* Exercise brief *
Write the lines out again, from the top of the material to the line containing "const labelsA_slot = [0, 1, 0, 1, 0];", pictures excluded.

* Data section *
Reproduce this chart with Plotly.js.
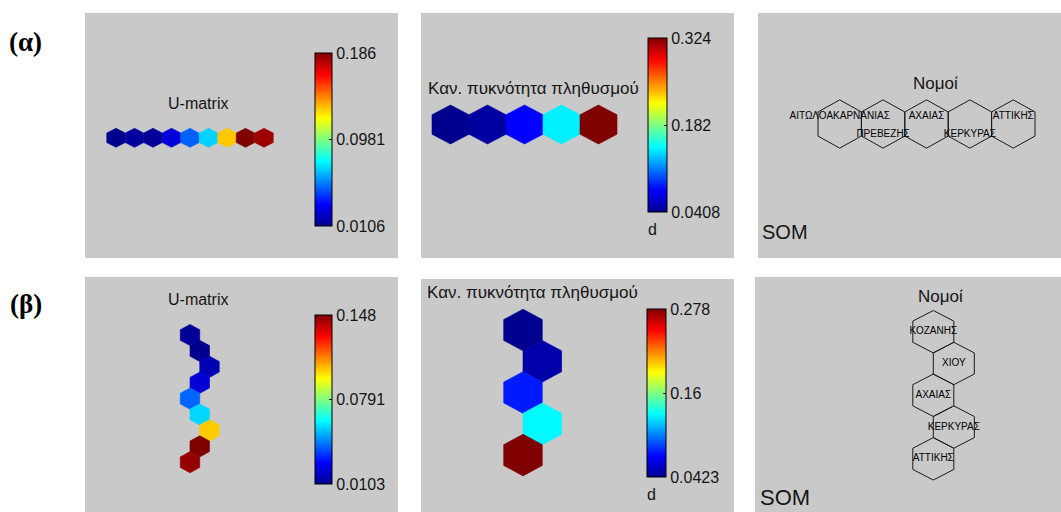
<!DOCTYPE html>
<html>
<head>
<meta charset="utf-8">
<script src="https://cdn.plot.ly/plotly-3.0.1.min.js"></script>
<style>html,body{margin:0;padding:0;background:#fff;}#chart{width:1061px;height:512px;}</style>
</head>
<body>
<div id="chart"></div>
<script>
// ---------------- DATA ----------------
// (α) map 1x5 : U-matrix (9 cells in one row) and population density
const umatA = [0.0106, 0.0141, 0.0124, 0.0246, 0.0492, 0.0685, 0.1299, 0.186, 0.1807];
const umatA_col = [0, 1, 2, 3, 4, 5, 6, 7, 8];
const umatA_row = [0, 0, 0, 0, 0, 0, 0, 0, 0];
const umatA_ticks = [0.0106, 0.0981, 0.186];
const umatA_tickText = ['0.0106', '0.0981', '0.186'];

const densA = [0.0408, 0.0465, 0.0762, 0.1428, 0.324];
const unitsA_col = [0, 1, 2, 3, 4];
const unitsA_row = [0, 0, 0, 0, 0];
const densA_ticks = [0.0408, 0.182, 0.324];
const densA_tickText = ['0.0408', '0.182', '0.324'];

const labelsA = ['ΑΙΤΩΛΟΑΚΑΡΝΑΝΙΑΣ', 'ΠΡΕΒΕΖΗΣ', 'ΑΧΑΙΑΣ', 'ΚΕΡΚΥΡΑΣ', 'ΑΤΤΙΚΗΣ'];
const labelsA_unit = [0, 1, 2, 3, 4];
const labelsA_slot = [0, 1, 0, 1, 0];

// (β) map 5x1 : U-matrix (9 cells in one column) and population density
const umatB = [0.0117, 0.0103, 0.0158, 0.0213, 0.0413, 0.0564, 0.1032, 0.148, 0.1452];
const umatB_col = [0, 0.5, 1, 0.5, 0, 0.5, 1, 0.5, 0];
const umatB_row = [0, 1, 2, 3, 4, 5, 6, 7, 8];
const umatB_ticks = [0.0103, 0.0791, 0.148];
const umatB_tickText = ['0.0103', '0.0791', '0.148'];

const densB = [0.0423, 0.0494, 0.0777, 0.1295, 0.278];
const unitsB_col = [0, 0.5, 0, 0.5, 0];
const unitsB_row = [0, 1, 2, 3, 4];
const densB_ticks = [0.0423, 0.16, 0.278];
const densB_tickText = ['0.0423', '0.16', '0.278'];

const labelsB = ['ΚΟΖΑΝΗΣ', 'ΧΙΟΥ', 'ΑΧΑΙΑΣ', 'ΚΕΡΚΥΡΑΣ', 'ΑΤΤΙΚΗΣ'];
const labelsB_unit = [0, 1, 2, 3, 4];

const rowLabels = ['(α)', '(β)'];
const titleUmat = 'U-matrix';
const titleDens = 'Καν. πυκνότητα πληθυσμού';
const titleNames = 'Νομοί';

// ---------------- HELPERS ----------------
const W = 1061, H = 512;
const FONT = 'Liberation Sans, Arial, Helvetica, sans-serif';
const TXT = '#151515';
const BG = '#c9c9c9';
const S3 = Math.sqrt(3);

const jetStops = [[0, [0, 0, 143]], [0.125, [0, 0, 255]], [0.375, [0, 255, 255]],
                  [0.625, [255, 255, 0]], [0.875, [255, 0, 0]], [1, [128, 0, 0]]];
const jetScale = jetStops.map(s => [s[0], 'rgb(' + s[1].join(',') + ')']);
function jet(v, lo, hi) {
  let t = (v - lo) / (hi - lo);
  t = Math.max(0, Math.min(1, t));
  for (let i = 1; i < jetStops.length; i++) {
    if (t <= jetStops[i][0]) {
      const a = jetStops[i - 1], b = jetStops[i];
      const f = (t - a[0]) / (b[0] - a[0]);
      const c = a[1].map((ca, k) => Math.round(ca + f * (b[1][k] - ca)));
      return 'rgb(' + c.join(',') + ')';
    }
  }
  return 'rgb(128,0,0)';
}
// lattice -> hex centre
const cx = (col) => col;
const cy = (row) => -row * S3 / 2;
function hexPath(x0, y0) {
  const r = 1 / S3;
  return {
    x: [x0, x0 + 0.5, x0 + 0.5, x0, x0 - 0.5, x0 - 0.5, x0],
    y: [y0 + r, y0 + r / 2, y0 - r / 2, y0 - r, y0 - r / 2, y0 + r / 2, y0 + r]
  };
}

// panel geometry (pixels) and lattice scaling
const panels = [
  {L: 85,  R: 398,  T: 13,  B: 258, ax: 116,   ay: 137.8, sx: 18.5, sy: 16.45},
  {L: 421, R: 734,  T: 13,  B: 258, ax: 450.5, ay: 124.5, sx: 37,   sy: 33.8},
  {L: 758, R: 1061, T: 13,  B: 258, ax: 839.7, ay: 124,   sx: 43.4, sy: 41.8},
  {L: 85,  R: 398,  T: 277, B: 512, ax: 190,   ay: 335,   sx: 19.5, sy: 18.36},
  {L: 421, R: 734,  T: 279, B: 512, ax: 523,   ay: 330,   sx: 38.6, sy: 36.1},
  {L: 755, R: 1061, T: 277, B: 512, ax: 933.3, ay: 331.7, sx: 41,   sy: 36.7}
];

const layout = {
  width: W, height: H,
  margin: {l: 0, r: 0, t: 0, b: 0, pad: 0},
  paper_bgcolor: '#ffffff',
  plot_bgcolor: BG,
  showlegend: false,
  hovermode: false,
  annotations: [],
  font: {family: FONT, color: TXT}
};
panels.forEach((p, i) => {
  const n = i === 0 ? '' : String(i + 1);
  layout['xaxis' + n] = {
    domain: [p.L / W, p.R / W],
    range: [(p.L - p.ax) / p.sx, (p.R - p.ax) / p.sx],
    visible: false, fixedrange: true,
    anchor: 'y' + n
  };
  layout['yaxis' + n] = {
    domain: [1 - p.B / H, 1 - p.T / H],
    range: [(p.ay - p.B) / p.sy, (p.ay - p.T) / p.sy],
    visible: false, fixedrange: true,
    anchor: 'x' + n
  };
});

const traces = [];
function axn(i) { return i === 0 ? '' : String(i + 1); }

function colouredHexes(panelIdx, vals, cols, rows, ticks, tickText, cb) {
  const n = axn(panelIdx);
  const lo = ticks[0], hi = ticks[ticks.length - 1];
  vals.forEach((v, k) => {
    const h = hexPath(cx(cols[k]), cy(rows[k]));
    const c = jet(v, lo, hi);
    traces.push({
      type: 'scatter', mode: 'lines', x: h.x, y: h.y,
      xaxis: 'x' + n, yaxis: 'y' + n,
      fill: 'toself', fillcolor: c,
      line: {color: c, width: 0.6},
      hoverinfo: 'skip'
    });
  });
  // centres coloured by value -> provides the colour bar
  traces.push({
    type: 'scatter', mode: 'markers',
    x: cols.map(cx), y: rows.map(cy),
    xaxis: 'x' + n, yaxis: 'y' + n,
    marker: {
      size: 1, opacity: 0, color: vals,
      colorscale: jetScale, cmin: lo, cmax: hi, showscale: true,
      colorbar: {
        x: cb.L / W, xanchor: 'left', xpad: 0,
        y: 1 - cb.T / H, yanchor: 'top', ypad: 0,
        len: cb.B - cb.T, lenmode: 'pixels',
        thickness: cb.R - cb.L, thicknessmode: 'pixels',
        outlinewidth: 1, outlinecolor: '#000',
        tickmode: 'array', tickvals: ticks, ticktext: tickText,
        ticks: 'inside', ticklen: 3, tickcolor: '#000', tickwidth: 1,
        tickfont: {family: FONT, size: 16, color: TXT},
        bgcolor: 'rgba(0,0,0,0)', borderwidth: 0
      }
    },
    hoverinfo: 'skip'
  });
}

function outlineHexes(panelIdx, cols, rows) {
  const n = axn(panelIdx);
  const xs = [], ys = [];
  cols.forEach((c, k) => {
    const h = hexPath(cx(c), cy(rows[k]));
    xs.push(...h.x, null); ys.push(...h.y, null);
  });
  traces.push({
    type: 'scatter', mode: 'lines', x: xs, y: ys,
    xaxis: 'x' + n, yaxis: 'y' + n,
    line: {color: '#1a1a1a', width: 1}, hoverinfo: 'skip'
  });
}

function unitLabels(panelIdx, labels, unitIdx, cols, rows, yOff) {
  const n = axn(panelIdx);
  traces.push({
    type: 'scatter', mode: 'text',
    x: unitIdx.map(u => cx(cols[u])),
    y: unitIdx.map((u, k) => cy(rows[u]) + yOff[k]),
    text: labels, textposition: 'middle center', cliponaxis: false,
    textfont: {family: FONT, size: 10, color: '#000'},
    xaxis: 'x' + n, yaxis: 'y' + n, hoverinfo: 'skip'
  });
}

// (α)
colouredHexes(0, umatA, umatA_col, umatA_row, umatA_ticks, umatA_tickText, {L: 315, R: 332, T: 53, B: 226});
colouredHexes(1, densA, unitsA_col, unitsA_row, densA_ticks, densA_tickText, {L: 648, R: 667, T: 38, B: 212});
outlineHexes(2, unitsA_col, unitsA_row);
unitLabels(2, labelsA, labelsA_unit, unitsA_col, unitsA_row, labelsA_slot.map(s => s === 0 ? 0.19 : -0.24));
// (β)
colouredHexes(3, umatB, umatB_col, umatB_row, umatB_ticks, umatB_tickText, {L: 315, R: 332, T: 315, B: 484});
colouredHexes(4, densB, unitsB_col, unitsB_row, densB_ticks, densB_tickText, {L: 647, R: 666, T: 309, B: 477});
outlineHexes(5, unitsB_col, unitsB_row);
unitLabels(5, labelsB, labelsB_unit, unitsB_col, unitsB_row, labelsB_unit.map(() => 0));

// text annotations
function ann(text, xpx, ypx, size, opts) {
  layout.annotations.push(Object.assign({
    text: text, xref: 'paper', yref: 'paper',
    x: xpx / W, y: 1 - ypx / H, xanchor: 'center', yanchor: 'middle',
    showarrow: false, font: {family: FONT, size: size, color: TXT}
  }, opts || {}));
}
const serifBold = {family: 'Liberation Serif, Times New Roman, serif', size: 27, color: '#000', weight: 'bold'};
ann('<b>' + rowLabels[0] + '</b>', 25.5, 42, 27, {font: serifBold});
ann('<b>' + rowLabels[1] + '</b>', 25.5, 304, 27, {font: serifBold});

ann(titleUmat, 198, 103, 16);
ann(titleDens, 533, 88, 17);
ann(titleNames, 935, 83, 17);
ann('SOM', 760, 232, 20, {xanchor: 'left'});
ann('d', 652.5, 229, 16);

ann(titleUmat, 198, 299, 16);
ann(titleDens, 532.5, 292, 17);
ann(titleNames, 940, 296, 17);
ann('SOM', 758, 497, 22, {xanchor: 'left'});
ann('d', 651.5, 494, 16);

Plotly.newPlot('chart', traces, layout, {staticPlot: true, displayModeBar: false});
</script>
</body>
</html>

* Task result *
Reproduce this chart with Plotly.js.
<!DOCTYPE html>
<html>
<head>
<meta charset="utf-8">
<script src="https://cdn.plot.ly/plotly-3.0.1.min.js"></script>
<style>html,body{margin:0;padding:0;background:#fff;}#chart{width:1061px;height:512px;}</style>
</head>
<body>
<div id="chart"></div>
<script>
// ---------------- DATA ----------------
// (α) map 1x5 : U-matrix (9 cells in one row) and population density
const umatA = [0.0106, 0.0141, 0.0124, 0.0246, 0.0492, 0.0685, 0.1299, 0.186, 0.1807];
const umatA_col = [0, 1, 2, 3, 4, 5, 6, 7, 8];
const umatA_row = [0, 0, 0, 0, 0, 0, 0, 0, 0];
const umatA_ticks = [0.0106, 0.0981, 0.186];
const umatA_tickText = ['0.0106', '0.0981', '0.186'];

const densA = [0.0408, 0.0465, 0.0762, 0.1428, 0.324];
const unitsA_col = [0, 1, 2, 3, 4];
const unitsA_row = [0, 0, 0, 0, 0];
const densA_ticks = [0.0408, 0.182, 0.324];
const densA_tickText = ['0.0408', '0.182', '0.324'];

const labelsA = ['ΑΙΤΩΛΟΑΚΑΡΝΑΝΙΑΣ', 'ΠΡΕΒΕΖΗΣ', 'ΑΧΑΙΑΣ', 'ΚΕΡΚΥΡΑΣ', 'ΑΤΤΙΚΗΣ'];
const labelsA_unit = [0, 1, 2, 3, 4];
const labelsA_slot = [0, 1, 0, 1, 0];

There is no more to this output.